* Start *
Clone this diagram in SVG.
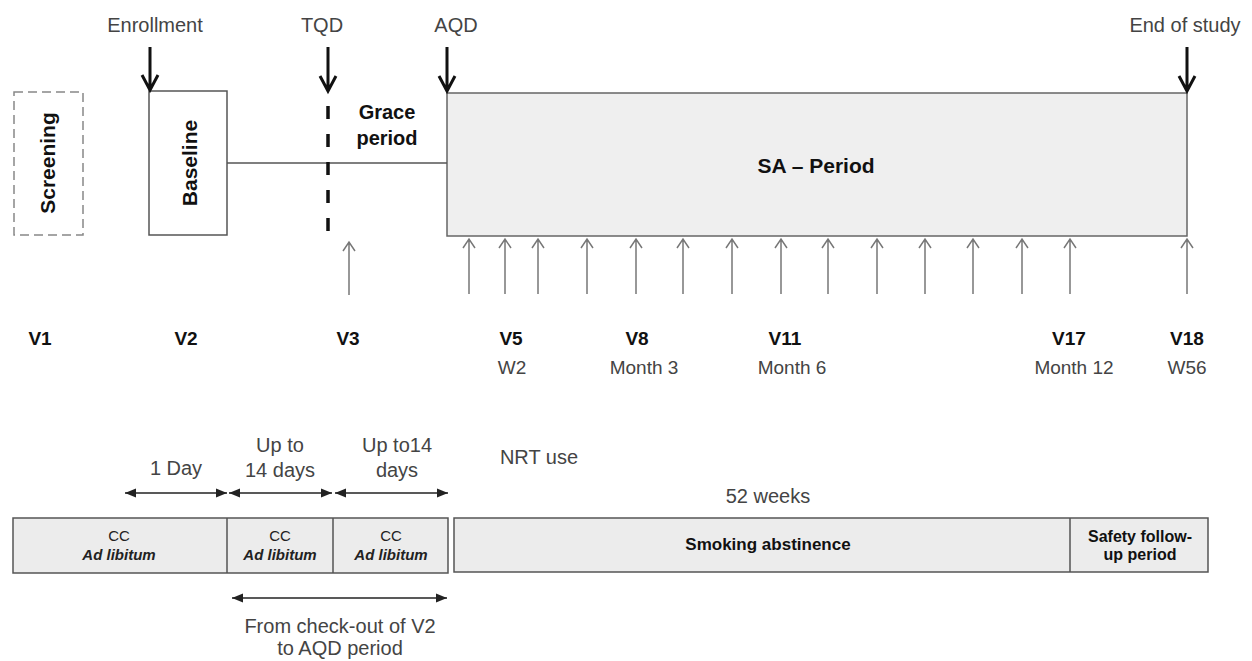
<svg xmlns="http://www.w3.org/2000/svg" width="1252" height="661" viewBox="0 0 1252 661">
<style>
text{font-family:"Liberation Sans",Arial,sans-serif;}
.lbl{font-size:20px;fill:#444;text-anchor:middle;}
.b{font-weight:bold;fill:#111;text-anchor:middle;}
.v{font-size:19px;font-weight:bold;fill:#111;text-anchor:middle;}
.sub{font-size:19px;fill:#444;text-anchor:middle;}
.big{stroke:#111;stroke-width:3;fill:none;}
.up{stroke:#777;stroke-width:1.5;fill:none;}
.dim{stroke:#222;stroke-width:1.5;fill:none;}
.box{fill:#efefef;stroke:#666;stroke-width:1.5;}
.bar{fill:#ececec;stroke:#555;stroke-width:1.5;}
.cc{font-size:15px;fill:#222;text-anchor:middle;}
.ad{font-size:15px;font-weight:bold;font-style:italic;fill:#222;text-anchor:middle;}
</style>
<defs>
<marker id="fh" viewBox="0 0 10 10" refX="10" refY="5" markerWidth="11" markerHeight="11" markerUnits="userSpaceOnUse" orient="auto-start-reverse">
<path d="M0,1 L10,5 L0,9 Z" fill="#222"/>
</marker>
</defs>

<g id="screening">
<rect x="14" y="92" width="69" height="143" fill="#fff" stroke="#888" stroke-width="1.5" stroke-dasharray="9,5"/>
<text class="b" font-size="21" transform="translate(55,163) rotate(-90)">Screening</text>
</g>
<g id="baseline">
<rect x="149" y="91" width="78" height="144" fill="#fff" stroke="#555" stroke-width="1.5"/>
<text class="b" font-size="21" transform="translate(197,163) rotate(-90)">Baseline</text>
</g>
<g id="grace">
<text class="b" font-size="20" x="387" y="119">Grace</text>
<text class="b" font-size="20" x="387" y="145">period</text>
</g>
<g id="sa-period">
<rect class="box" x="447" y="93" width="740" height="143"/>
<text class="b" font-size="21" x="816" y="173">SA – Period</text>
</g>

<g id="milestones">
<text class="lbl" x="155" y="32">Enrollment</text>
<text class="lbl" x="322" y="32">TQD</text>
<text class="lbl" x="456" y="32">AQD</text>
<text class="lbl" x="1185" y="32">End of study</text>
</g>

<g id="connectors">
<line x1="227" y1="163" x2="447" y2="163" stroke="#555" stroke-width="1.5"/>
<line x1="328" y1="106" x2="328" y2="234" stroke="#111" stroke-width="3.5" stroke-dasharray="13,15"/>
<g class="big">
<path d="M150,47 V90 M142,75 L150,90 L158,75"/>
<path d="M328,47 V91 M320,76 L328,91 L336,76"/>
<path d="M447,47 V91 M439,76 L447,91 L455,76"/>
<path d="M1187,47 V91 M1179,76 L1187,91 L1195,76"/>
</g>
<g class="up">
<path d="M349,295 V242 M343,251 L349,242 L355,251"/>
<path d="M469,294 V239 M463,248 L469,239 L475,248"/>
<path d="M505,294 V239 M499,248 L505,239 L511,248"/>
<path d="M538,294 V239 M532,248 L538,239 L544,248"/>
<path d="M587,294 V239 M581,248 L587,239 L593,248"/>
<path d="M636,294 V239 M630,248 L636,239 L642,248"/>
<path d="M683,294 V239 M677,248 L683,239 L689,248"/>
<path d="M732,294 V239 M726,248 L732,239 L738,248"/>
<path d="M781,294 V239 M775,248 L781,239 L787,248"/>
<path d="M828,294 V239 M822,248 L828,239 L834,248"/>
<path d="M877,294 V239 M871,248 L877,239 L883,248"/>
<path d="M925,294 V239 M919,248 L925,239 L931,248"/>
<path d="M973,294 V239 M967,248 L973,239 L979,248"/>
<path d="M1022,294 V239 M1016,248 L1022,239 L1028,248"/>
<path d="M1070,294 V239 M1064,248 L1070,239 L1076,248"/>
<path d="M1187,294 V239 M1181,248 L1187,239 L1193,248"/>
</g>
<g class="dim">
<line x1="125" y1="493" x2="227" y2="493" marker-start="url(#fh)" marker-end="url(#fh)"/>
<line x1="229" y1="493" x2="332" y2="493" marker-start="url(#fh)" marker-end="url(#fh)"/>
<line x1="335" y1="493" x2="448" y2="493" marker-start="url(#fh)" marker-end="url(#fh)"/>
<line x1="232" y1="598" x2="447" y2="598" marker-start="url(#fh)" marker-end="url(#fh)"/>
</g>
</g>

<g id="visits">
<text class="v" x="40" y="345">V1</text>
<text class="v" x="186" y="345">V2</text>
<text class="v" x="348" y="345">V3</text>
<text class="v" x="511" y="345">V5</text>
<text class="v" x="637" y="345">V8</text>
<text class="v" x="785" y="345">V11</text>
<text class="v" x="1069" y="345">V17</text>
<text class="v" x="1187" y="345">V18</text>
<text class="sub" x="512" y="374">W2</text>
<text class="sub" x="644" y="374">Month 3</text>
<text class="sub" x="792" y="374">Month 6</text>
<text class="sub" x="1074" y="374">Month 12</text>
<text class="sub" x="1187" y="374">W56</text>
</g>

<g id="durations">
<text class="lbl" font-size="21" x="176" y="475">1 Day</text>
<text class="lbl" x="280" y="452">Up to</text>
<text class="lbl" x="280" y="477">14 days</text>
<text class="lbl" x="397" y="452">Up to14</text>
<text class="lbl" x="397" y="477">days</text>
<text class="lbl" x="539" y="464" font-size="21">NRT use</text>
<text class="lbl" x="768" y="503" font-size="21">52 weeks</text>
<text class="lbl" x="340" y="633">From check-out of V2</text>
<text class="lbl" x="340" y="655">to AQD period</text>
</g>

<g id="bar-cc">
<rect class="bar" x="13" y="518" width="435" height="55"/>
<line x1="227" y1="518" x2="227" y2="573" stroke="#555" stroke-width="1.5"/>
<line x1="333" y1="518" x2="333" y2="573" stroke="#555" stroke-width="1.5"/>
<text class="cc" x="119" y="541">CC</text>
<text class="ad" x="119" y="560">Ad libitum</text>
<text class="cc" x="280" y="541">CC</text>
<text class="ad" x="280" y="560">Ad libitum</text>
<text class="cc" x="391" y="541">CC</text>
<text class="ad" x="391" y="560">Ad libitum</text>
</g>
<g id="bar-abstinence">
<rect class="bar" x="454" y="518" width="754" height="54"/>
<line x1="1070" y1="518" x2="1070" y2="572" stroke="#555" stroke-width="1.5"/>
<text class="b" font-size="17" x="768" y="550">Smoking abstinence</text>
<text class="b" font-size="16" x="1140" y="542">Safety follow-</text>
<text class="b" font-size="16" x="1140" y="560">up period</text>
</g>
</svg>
* End *
Task brief:
Keep the pictures out of the copy and write out the data exactly as it stands.

Task output:
Clone this diagram in SVG.
<svg xmlns="http://www.w3.org/2000/svg" width="1252" height="661" viewBox="0 0 1252 661">
<style>
text{font-family:"Liberation Sans",Arial,sans-serif;}
.lbl{font-size:20px;fill:#444;text-anchor:middle;}
.b{font-weight:bold;fill:#111;text-anchor:middle;}
.v{font-size:19px;font-weight:bold;fill:#111;text-anchor:middle;}
.sub{font-size:19px;fill:#444;text-anchor:middle;}
.big{stroke:#111;stroke-width:3;fill:none;}
.up{stroke:#777;stroke-width:1.5;fill:none;}
.dim{stroke:#222;stroke-width:1.5;fill:none;}
.box{fill:#efefef;stroke:#666;stroke-width:1.5;}
.bar{fill:#ececec;stroke:#555;stroke-width:1.5;}
.cc{font-size:15px;fill:#222;text-anchor:middle;}
.ad{font-size:15px;font-weight:bold;font-style:italic;fill:#222;text-anchor:middle;}
</style>
<defs>
<marker id="fh" viewBox="0 0 10 10" refX="10" refY="5" markerWidth="11" markerHeight="11" markerUnits="userSpaceOnUse" orient="auto-start-reverse">
<path d="M0,1 L10,5 L0,9 Z" fill="#222"/>
</marker>
</defs>

<g id="screening">
<rect x="14" y="92" width="69" height="143" fill="#fff" stroke="#888" stroke-width="1.5" stroke-dasharray="9,5"/>
<text class="b" font-size="21" transform="translate(55,163) rotate(-90)">Screening</text>
</g>
<g id="baseline">
<rect x="149" y="91" width="78" height="144" fill="#fff" stroke="#555" stroke-width="1.5"/>
<text class="b" font-size="21" transform="translate(197,163) rotate(-90)">Baseline</text>
</g>
<g id="grace">
<text class="b" font-size="20" x="387" y="119">Grace</text>
<text class="b" font-size="20" x="387" y="145">period</text>
</g>
<g id="sa-period">
<rect class="box" x="447" y="93" width="740" height="143"/>
<text class="b" font-size="21" x="816" y="173">SA – Period</text>
</g>

<g id="milestones">
<text class="lbl" x="155" y="32">Enrollment</text>
<text class="lbl" x="322" y="32">TQD</text>
<text class="lbl" x="456" y="32">AQD</text>
<text class="lbl" x="1185" y="32">End of study</text>
</g>

<g id="connectors">
<line x1="227" y1="163" x2="447" y2="163" stroke="#555" stroke-width="1.5"/>
<line x1="328" y1="106" x2="328" y2="234" stroke="#111" stroke-width="3.5" stroke-dasharray="13,15"/>
<g class="big">
<path d="M150,47 V90 M142,75 L150,90 L158,75"/>
<path d="M328,47 V91 M320,76 L328,91 L336,76"/>
<path d="M447,47 V91 M439,76 L447,91 L455,76"/>
<path d="M1187,47 V91 M1179,76 L1187,91 L1195,76"/>
</g>
<g class="up">
<path d="M349,295 V242 M343,251 L349,242 L355,251"/>
<path d="M469,294 V239 M463,248 L469,239 L475,248"/>
<path d="M505,294 V239 M499,248 L505,239 L511,248"/>
<path d="M538,294 V239 M532,248 L538,239 L544,248"/>
<path d="M587,294 V239 M581,248 L587,239 L593,248"/>
<path d="M636,294 V239 M630,248 L636,239 L642,248"/>
<path d="M683,294 V239 M677,248 L683,239 L689,248"/>
<path d="M732,294 V239 M726,248 L732,239 L738,248"/>
<path d="M781,294 V239 M775,248 L781,239 L787,248"/>
<path d="M828,294 V239 M822,248 L828,239 L834,248"/>
<path d="M877,294 V239 M871,248 L877,239 L883,248"/>
<path d="M925,294 V239 M919,248 L925,239 L931,248"/>
<path d="M973,294 V239 M967,248 L973,239 L979,248"/>
<path d="M1022,294 V239 M1016,248 L1022,239 L1028,248"/>
<path d="M1070,294 V239 M1064,248 L1070,239 L1076,248"/>
<path d="M1187,294 V239 M1181,248 L1187,239 L1193,248"/>
</g>
<g class="dim">
<line x1="125" y1="493" x2="227" y2="493" marker-start="url(#fh)" marker-end="url(#fh)"/>
<line x1="229" y1="493" x2="332" y2="493" marker-start="url(#fh)" marker-end="url(#fh)"/>
<line x1="335" y1="493" x2="448" y2="493" marker-start="url(#fh)" marker-end="url(#fh)"/>
<line x1="232" y1="598" x2="447" y2="598" marker-start="url(#fh)" marker-end="url(#fh)"/>
</g>
</g>

<g id="visits">
<text class="v" x="40" y="345">V1</text>
<text class="v" x="186" y="345">V2</text>
<text class="v" x="348" y="345">V3</text>
<text class="v" x="511" y="345">V5</text>
<text class="v" x="637" y="345">V8</text>
<text class="v" x="785" y="345">V11</text>
<text class="v" x="1069" y="345">V17</text>
<text class="v" x="1187" y="345">V18</text>
<text class="sub" x="512" y="374">W2</text>
<text class="sub" x="644" y="374">Month 3</text>
<text class="sub" x="792" y="374">Month 6</text>
<text class="sub" x="1074" y="374">Month 12</text>
<text class="sub" x="1187" y="374">W56</text>
</g>

<g id="durations">
<text class="lbl" font-size="21" x="176" y="475">1 Day</text>
<text class="lbl" x="280" y="452">Up to</text>
<text class="lbl" x="280" y="477">14 days</text>
<text class="lbl" x="397" y="452">Up to14</text>
<text class="lbl" x="397" y="477">days</text>
<text class="lbl" x="539" y="464" font-size="21">NRT use</text>
<text class="lbl" x="768" y="503" font-size="21">52 weeks</text>
<text class="lbl" x="340" y="633">From check-out of V2</text>
<text class="lbl" x="340" y="655">to AQD period</text>
</g>

<g id="bar-cc">
<rect class="bar" x="13" y="518" width="435" height="55"/>
<line x1="227" y1="518" x2="227" y2="573" stroke="#555" stroke-width="1.5"/>
<line x1="333" y1="518" x2="333" y2="573" stroke="#555" stroke-width="1.5"/>
<text class="cc" x="119" y="541">CC</text>
<text class="ad" x="119" y="560">Ad libitum</text>
<text class="cc" x="280" y="541">CC</text>
<text class="ad" x="280" y="560">Ad libitum</text>
<text class="cc" x="391" y="541">CC</text>
<text class="ad" x="391" y="560">Ad libitum</text>
</g>
<g id="bar-abstinence">
<rect class="bar" x="454" y="518" width="754" height="54"/>
<line x1="1070" y1="518" x2="1070" y2="572" stroke="#555" stroke-width="1.5"/>
<text class="b" font-size="17" x="768" y="550">Smoking abstinence</text>
<text class="b" font-size="16" x="1140" y="542">Safety follow-</text>
<text class="b" font-size="16" x="1140" y="560">up period</text>
</g>
</svg>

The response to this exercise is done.